At that stage in his career, Griffin was known as the “fastest tenor in the west” for the ease with which he could execute fast note runs with excellent articulation. After three albums for Blue Note, Griffin, who did not get along with the label’s house engineer Rudy Van Gelder, recorded for Riverside Records. From 1960 to 1962 he and Eddie “Lockjaw” Davis led their own quintet, recording several albums together.
Griffin moved to France in 1963 and to the Netherlands in 1978. His relocation was the result of several factors, including income tax problems, a failing marriage and feeling “embittered by the critical acceptance of free jazz” in the United States, as journalist Ben Ratliff would write. Apart from appearing regularly under his own name at jazz clubs such as London’s Ronnie Scott’s, Griffin became the “first choice” sax player for visiting US musicians touring the continent during the 1960s and ’70s. He briefly rejoined Monk’s groups (an Octet and Nonet) in 1967.
Griffin and Davis met up again in 1970 and recorded Tough Tenors Again ‘n’ Again, and again with the Dizzy Gillespie Big 7 at the Montreux Jazz Festival. In 1965 he recorded albums with Wes Montgomery.
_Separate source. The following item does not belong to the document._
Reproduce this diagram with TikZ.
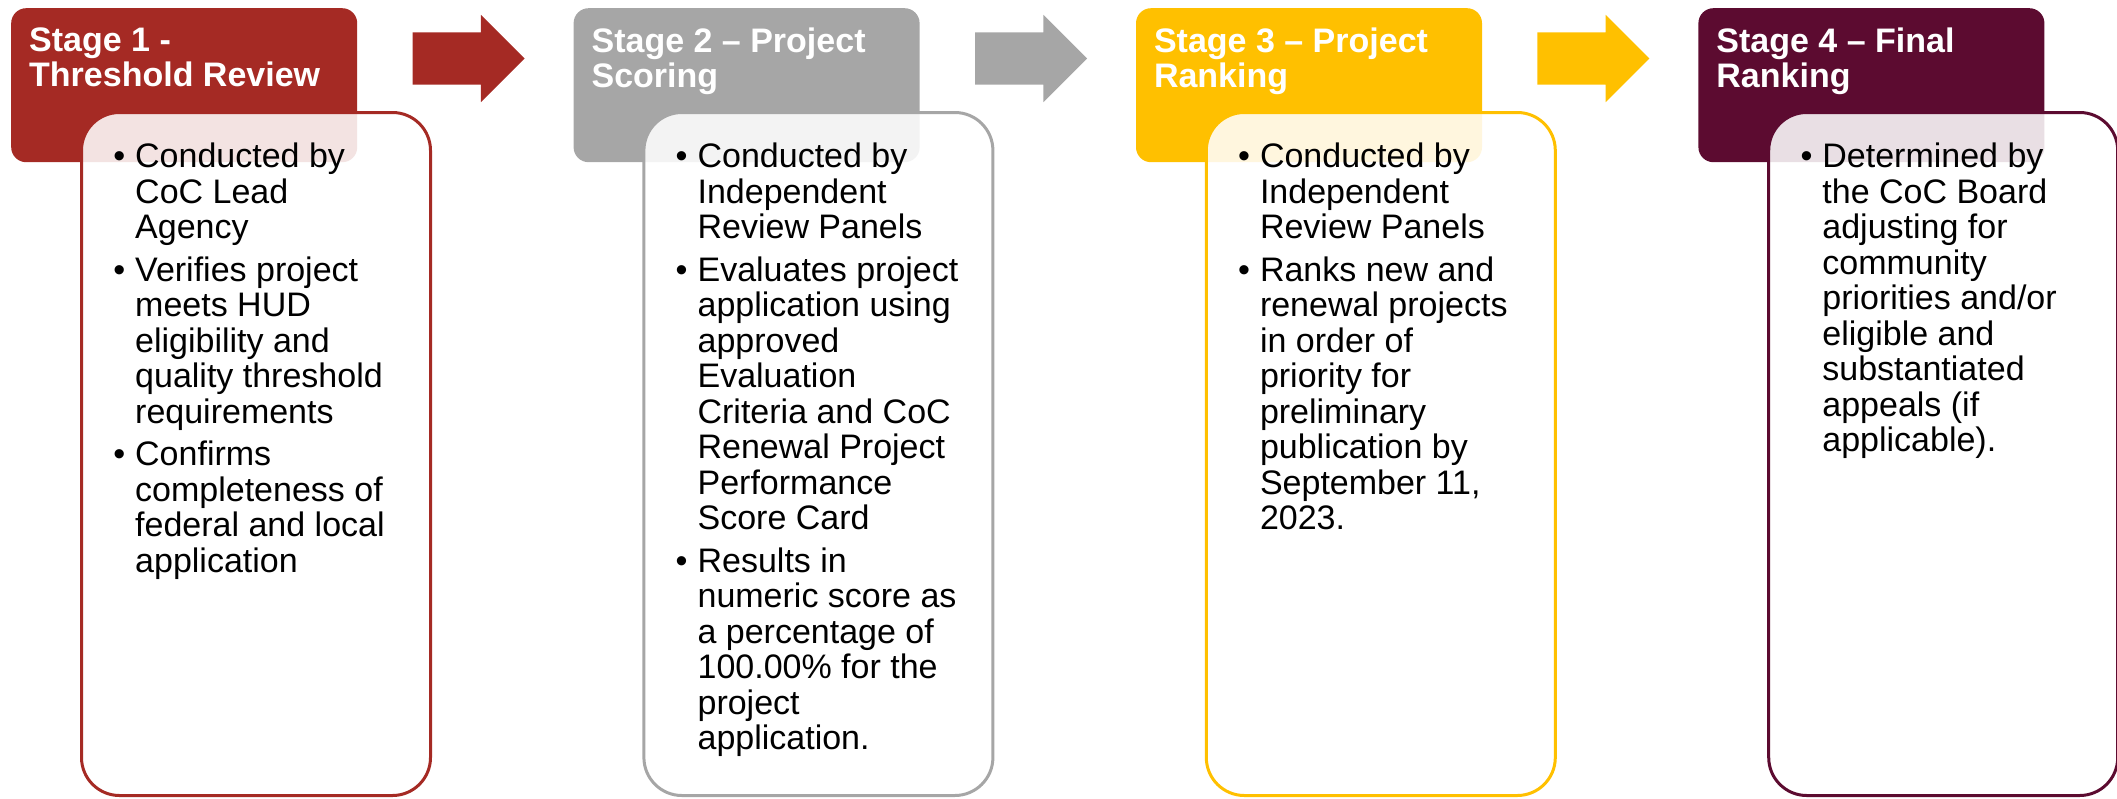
\documentclass[tikz,border=0pt]{standalone}
\usepackage{fontspec}
\setmainfont{Liberation Sans}
\usetikzlibrary{positioning,shapes.arrows}

\definecolor{stagered}{HTML}{A52A24}
\definecolor{stagegray}{HTML}{A6A6A6}
\definecolor{stagegold}{HTML}{FFC000}
\definecolor{stagewine}{HTML}{5C0B30}

\newcommand{\bul}{\llap{\textbullet\hspace{10pt}}}

\begin{document}
\begin{tikzpicture}[
  x=1pt, y=1pt,
  node distance=216pt,
  stagehead/.style={rectangle,rounded corners=15pt,minimum width=346pt,minimum height=154pt,inner sep=0pt},
  stagebox/.style={rectangle,rounded corners=38pt,line width=3pt,fill=white,fill opacity=0.87,minimum width=349pt,minimum height=683pt,anchor=north west},
  stagetitle/.style={text=white,font=\bfseries\fontsize{34}{35.5}\selectfont,align=left,inner sep=0pt,anchor=north west},
  stagetext/.style={text=black,font=\fontsize{34}{35.5}\selectfont,align=left,inner sep=0pt,anchor=north west},
  stagearrow/.style={single arrow,single arrow head extend=17.5pt,minimum height=112pt,minimum width=87pt,inner xsep=0pt,inner ysep=26pt,anchor=tail},
]
\useasboundingbox (0,0) rectangle (2117,-798);

% headers
\node[stagehead,fill=stagered,anchor=north west] (h1) at (11,-8) {};
\node[stagehead,fill=stagegray,right=of h1] (h2) {};
\node[stagehead,fill=stagegold,right=of h2] (h3) {};
\node[stagehead,fill=stagewine,right=of h3] (h4) {};

\node[stagetitle] (t1) at ([shift={(18,-19.5)}]h1.north west) {Stage 1 -\\Threshold Review};
\node[stagetitle] (t2) at ([shift={(18,-19.5)}]h2.north west) {Stage 2 -- Project\\Scoring};
\node[stagetitle] (t3) at ([shift={(18,-19.5)}]h3.north west) {Stage 3 -- Project\\Ranking};
\node[stagetitle] (t4) at ([shift={(18,-19.5)}]h4.north west) {Stage 4 -- Final\\Ranking};

% arrows
\node[stagearrow,fill=stagered] (a1) at ([shift={(55,-50.5)}]h1.north east) {};
\node[stagearrow,fill=stagegray] (a2) at ([shift={(55,-50.5)}]h2.north east) {};
\node[stagearrow,fill=stagegold] (a3) at ([shift={(55,-50.5)}]h3.north east) {};

% boxes
\node[stagebox,draw=stagered] (b1) at ([shift={(69,-103)}]h1.north west) {};
\node[stagebox,draw=stagegray] (b2) at ([shift={(69,-103)}]h2.north west) {};
\node[stagebox,draw=stagegold] (b3) at ([shift={(69,-103)}]h3.north west) {};
\node[stagebox,draw=stagewine] (b4) at ([shift={(69,-103)}]h4.north west) {};

\node[stagetext] (l1) at ([shift={(55,-32)}]b1.north west) {\bul Conducted by\\CoC Lead\\Agency\\[7pt]
  \bul Verifies project\\meets HUD\\eligibility and\\quality threshold\\requirements\\[7pt]
  \bul Confirms\\completeness of\\federal and local\\application};
\node[stagetext] (l2) at ([shift={(55,-32)}]b2.north west) {\bul Conducted by\\Independent\\Review Panels\\[7pt]
  \bul Evaluates project\\application using\\approved\\Evaluation\\Criteria and CoC\\Renewal Project\\Performance\\Score Card\\[7pt]
  \bul Results in\\numeric score as\\a percentage of\\100.00\% for the\\project\\application.};
\node[stagetext] (l3) at ([shift={(55,-32)}]b3.north west) {\bul Conducted by\\Independent\\Review Panels\\[7pt]
  \bul Ranks new and\\renewal projects\\in order of\\priority for\\preliminary\\publication by\\September 11,\\2023.};
\node[stagetext] (l4) at ([shift={(55,-32)}]b4.north west) {\bul Determined by\\the CoC Board\\adjusting for\\community\\priorities and/or\\eligible and\\substantiated\\appeals (if\\applicable).};
\end{tikzpicture}
\end{document}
From 1967 to 1969, he was part of the Kenny Clarke/Francy Boland Big Band and in the late ’70s recorded with Peter Herbolzheimer and His Big Band, which also included, among others, Nat Adderley, Derek Watkins, Art Farmer, Slide Hampton, Jiggs Whigham, Herb Geller, Wilton Gaynair, Stan Getz, Gerry Mulligan, Rita Reys, Jean “Toots” Thielemans, Niels-Henning Ørsted Pedersen, Grady Tate, and Quincy Jones as arranger. He also recorded with the Nat Adderley Quintet in 1978, having previously recorded with Adderley in 1958.
On July 25, 2008, Johnny Griffin died of a heart attack at the age of 80 in Mauprévoir, near Availles-Limouzine, France, His last concert was in Hyères, France on July 21, 2008.
If you aren’t already familiar, by all means, dive in and get acquainted.